▸ SHORT PROBLEM: Give again, word for word, the lines below that run from the line with "Recreate this image as a component" through the line with "import * as". Drop the pictures.

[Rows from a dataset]

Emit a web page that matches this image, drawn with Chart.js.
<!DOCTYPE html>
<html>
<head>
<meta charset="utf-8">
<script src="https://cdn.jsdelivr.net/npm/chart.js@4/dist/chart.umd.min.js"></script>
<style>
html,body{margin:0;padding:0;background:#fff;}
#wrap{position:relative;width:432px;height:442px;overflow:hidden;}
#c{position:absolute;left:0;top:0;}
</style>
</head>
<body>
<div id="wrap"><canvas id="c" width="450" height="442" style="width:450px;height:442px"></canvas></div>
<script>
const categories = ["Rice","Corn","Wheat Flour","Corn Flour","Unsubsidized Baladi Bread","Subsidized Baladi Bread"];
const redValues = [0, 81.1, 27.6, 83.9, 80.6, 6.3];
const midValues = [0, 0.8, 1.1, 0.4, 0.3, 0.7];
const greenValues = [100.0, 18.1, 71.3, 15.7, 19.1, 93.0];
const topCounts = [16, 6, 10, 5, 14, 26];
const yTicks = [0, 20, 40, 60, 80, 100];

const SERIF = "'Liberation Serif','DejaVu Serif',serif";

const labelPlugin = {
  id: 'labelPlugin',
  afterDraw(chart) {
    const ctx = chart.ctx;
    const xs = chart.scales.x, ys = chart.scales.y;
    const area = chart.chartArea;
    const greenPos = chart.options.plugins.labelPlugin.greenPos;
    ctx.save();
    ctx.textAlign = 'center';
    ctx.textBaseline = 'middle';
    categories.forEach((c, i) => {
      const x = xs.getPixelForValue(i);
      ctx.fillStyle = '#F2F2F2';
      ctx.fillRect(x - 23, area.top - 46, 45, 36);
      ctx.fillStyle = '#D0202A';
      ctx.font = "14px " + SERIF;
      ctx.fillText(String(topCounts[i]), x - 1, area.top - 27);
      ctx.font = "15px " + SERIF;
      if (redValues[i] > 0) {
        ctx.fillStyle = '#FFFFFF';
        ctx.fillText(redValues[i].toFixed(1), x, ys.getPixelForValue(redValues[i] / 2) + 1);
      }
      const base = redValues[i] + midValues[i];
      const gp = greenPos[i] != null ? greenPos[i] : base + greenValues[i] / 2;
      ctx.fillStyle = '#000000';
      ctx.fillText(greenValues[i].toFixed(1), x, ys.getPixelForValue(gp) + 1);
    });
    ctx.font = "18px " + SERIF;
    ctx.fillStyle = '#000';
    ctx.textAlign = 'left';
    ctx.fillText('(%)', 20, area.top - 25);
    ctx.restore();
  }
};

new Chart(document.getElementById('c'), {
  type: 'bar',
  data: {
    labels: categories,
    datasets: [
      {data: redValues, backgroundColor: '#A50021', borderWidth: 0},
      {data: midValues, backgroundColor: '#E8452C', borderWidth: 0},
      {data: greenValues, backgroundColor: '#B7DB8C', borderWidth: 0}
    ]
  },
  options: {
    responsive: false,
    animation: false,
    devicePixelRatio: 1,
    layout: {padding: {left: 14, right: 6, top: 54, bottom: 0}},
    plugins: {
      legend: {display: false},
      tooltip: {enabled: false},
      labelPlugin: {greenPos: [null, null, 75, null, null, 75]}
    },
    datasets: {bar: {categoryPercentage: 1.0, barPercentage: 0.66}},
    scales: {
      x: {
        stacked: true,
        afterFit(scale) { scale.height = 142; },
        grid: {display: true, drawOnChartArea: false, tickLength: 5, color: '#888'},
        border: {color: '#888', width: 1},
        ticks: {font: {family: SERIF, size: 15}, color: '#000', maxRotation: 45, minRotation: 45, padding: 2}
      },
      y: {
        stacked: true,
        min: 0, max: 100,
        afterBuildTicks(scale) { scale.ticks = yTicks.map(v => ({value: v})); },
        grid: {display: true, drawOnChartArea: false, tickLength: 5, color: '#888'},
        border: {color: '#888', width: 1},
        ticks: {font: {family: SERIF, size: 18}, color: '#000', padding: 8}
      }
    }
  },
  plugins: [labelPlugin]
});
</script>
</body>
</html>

...

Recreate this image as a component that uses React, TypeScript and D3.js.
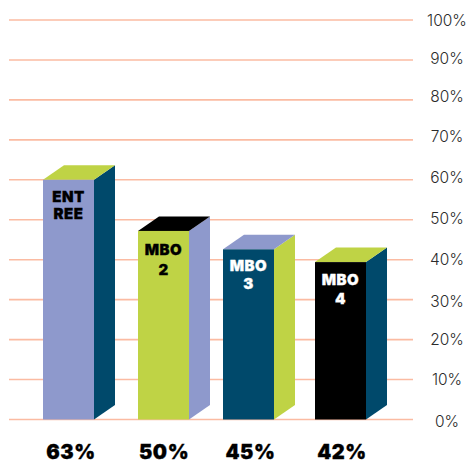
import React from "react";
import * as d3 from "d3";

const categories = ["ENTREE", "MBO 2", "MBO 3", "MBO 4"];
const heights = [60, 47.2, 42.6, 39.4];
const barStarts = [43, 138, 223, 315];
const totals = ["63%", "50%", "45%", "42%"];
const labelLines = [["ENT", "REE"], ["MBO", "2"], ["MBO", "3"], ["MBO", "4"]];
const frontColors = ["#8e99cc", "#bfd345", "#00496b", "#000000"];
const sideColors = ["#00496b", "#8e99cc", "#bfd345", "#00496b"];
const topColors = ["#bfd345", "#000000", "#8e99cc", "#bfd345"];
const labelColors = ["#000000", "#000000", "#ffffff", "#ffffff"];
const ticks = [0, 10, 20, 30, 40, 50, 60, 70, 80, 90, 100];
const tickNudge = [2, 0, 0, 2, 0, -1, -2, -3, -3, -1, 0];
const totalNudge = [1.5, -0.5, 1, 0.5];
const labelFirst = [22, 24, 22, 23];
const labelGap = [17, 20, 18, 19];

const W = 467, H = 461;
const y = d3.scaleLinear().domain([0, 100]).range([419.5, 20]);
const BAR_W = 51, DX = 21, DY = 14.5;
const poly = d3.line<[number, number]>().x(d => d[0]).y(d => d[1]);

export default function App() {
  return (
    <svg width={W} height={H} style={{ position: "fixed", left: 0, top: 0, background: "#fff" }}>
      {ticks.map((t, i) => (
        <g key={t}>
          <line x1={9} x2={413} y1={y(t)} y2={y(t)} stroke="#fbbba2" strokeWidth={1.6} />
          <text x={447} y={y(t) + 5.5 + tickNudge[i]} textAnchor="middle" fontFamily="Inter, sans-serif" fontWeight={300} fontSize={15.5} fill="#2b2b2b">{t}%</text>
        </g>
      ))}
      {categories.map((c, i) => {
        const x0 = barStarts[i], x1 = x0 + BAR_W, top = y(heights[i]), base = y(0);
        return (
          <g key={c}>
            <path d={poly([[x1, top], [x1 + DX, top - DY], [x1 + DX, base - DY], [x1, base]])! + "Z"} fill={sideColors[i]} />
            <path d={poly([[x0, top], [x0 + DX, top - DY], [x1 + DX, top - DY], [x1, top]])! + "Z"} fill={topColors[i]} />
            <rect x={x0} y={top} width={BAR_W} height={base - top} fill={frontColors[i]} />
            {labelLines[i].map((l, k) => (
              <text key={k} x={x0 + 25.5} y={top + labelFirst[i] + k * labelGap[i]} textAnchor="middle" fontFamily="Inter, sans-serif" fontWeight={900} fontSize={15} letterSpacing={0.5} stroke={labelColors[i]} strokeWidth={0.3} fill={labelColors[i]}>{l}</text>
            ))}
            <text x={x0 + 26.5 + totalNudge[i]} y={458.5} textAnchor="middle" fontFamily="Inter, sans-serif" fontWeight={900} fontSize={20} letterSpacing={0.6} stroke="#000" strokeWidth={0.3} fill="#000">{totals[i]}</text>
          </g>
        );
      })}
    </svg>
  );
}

...

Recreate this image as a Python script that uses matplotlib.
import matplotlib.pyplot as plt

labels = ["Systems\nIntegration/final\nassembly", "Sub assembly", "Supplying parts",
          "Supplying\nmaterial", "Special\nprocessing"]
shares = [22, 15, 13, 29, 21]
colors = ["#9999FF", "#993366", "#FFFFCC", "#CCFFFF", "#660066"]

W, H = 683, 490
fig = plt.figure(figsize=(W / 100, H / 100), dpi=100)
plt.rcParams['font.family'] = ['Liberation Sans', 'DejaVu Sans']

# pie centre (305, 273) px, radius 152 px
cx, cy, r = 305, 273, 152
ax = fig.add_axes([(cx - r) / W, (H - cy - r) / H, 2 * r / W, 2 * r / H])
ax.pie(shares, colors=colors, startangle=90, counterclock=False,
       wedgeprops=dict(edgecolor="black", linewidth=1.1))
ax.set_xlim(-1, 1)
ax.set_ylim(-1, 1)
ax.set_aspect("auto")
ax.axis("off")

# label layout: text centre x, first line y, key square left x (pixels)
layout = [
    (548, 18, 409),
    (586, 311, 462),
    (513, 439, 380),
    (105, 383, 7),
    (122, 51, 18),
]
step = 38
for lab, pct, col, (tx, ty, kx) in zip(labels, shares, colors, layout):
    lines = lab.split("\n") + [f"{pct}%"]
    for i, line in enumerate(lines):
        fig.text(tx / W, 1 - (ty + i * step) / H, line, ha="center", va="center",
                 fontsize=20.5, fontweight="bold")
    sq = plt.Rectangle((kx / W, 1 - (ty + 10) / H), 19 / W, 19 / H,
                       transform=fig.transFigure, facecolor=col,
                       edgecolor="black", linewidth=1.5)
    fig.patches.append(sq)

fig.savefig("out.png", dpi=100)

▸ WRITTEN ANSWER:
Recreate this image as a component that uses React, TypeScript and D3.js.
import React from "react";
import * as d3 from "d3";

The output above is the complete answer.